• **TASK REQUIREMENTS**: Transcribe every entry word for word. Skip the pictures.

Saved entries
================

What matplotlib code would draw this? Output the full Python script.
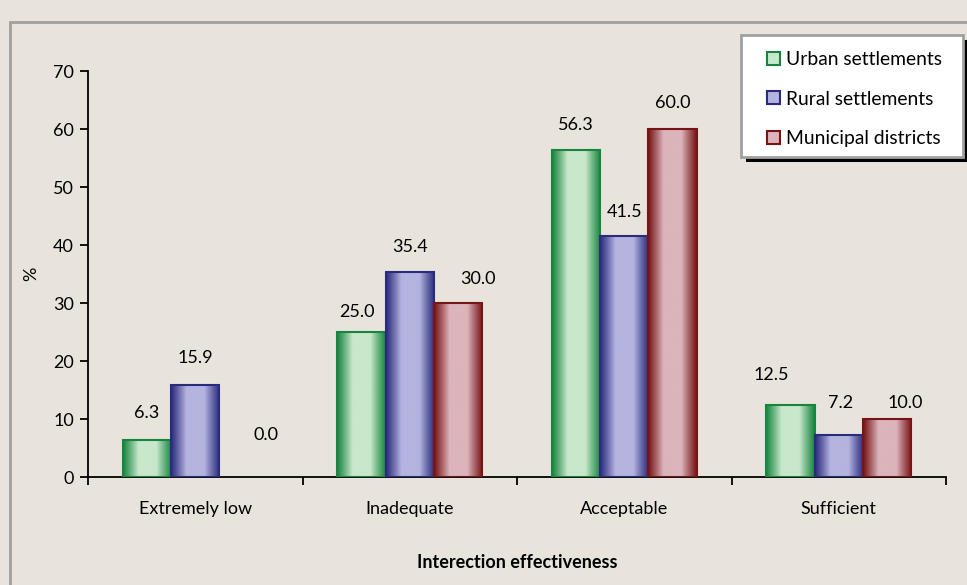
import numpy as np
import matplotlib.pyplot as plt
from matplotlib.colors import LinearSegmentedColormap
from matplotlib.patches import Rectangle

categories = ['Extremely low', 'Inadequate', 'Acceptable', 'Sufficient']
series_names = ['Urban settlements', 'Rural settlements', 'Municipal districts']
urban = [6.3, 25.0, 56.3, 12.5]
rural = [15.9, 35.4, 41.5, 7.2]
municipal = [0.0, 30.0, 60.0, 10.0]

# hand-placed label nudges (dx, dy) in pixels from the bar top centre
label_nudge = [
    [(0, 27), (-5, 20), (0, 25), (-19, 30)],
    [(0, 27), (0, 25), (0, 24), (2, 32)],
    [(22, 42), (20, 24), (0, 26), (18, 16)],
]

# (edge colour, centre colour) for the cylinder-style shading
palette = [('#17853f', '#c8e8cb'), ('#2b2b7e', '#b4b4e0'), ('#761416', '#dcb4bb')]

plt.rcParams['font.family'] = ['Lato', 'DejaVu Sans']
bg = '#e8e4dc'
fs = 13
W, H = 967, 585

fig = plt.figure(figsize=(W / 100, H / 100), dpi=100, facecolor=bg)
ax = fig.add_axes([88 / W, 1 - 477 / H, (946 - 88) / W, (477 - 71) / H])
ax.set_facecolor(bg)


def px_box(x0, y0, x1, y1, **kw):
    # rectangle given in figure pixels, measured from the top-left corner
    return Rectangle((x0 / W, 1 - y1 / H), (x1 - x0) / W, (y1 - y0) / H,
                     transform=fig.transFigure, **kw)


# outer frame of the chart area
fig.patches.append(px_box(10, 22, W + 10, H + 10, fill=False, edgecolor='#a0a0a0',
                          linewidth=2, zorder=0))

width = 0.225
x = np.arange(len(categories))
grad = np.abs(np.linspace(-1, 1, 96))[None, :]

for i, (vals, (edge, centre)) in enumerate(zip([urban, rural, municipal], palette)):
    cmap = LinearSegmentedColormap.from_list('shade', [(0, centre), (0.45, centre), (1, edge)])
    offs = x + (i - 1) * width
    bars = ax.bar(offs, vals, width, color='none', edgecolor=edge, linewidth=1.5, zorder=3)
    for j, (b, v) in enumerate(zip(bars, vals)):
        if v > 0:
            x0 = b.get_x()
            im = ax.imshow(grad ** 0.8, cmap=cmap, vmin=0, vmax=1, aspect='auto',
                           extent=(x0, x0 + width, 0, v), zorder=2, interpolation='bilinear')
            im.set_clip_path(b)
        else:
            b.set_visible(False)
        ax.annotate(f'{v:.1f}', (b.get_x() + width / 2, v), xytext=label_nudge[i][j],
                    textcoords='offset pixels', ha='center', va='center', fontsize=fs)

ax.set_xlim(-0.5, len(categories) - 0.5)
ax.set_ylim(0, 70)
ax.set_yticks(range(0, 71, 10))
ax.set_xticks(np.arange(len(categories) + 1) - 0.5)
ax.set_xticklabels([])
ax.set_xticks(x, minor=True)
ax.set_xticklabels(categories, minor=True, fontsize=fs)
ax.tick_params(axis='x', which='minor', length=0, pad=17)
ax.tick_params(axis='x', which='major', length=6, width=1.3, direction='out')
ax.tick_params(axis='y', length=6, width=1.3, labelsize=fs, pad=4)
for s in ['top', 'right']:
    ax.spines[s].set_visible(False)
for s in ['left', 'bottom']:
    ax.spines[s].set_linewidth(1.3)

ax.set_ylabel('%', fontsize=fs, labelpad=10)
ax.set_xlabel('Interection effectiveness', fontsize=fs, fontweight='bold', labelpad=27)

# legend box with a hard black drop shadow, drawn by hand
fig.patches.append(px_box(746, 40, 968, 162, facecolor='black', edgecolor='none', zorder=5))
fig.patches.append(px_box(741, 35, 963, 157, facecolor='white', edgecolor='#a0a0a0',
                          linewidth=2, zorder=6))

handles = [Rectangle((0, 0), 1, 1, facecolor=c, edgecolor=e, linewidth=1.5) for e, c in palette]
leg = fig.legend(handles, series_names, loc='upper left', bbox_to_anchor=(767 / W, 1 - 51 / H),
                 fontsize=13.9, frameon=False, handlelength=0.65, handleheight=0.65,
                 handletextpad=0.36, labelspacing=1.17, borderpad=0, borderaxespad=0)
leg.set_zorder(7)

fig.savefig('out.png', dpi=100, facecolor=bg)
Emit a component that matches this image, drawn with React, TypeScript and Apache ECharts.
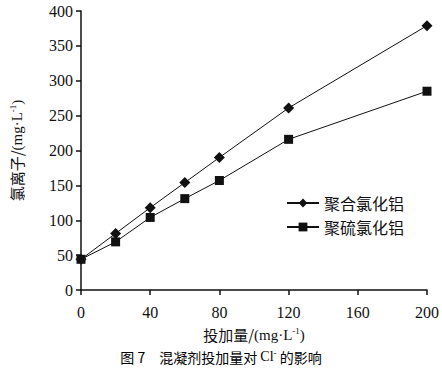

================

• **RESULT FOR THIS TASK**:
What matplotlib code would draw this? Output the full Python script.
import numpy as np
import matplotlib.pyplot as plt
from matplotlib.colors import LinearSegmentedColormap
from matplotlib.patches import Rectangle

categories = ['Extremely low', 'Inadequate', 'Acceptable', 'Sufficient']
series_names = ['Urban settlements', 'Rural settlements', 'Municipal districts']
urban = [6.3, 25.0, 56.3, 12.5]
rural = [15.9, 35.4, 41.5, 7.2]
municipal = [0.0, 30.0, 60.0, 10.0]

# hand-placed label nudges (dx, dy) in pixels from the bar top centre
label_nudge = [
    [(0, 27), (-5, 20), (0, 25), (-19, 30)],
    [(0, 27), (0, 25), (0, 24), (2, 32)],
    [(22, 42), (20, 24), (0, 26), (18, 16)],
]

# (edge colour, centre colour) for the cylinder-style shading
palette = [('#17853f', '#c8e8cb'), ('#2b2b7e', '#b4b4e0'), ('#761416', '#dcb4bb')]

plt.rcParams['font.family'] = ['Lato', 'DejaVu Sans']
bg = '#e8e4dc'
fs = 13
W, H = 967, 585

fig = plt.figure(figsize=(W / 100, H / 100), dpi=100, facecolor=bg)
ax = fig.add_axes([88 / W, 1 - 477 / H, (946 - 88) / W, (477 - 71) / H])
ax.set_facecolor(bg)


def px_box(x0, y0, x1, y1, **kw):
    # rectangle given in figure pixels, measured from the top-left corner
    return Rectangle((x0 / W, 1 - y1 / H), (x1 - x0) / W, (y1 - y0) / H,
                     transform=fig.transFigure, **kw)


# outer frame of the chart area
fig.patches.append(px_box(10, 22, W + 10, H + 10, fill=False, edgecolor='#a0a0a0',
                          linewidth=2, zorder=0))

width = 0.225
x = np.arange(len(categories))
grad = np.abs(np.linspace(-1, 1, 96))[None, :]

for i, (vals, (edge, centre)) in enumerate(zip([urban, rural, municipal], palette)):
    cmap = LinearSegmentedColormap.from_list('shade', [(0, centre), (0.45, centre), (1, edge)])
    offs = x + (i - 1) * width
    bars = ax.bar(offs, vals, width, color='none', edgecolor=edge, linewidth=1.5, zorder=3)
    for j, (b, v) in enumerate(zip(bars, vals)):
        if v > 0:
            x0 = b.get_x()
            im = ax.imshow(grad ** 0.8, cmap=cmap, vmin=0, vmax=1, aspect='auto',
                           extent=(x0, x0 + width, 0, v), zorder=2, interpolation='bilinear')
            im.set_clip_path(b)
        else:
            b.set_visible(False)
        ax.annotate(f'{v:.1f}', (b.get_x() + width / 2, v), xytext=label_nudge[i][j],
                    textcoords='offset pixels', ha='center', va='center', fontsize=fs)

ax.set_xlim(-0.5, len(categories) - 0.5)
ax.set_ylim(0, 70)
ax.set_yticks(range(0, 71, 10))
ax.set_xticks(np.arange(len(categories) + 1) - 0.5)
ax.set_xticklabels([])
ax.set_xticks(x, minor=True)
ax.set_xticklabels(categories, minor=True, fontsize=fs)
ax.tick_params(axis='x', which='minor', length=0, pad=17)
ax.tick_params(axis='x', which='major', length=6, width=1.3, direction='out')
ax.tick_params(axis='y', length=6, width=1.3, labelsize=fs, pad=4)
for s in ['top', 'right']:
    ax.spines[s].set_visible(False)
for s in ['left', 'bottom']:
    ax.spines[s].set_linewidth(1.3)

ax.set_ylabel('%', fontsize=fs, labelpad=10)
ax.set_xlabel('Interection effectiveness', fontsize=fs, fontweight='bold', labelpad=27)

# legend box with a hard black drop shadow, drawn by hand
fig.patches.append(px_box(746, 40, 968, 162, facecolor='black', edgecolor='none', zorder=5))
fig.patches.append(px_box(741, 35, 963, 157, facecolor='white', edgecolor='#a0a0a0',
                          linewidth=2, zorder=6))

handles = [Rectangle((0, 0), 1, 1, facecolor=c, edgecolor=e, linewidth=1.5) for e, c in palette]
leg = fig.legend(handles, series_names, loc='upper left', bbox_to_anchor=(767 / W, 1 - 51 / H),
                 fontsize=13.9, frameon=False, handlelength=0.65, handleheight=0.65,
                 handletextpad=0.36, labelspacing=1.17, borderpad=0, borderaxespad=0)
leg.set_zorder(7)

fig.savefig('out.png', dpi=100, facecolor=bg)
Emit a component that matches this image, drawn with React, TypeScript and Apache ECharts.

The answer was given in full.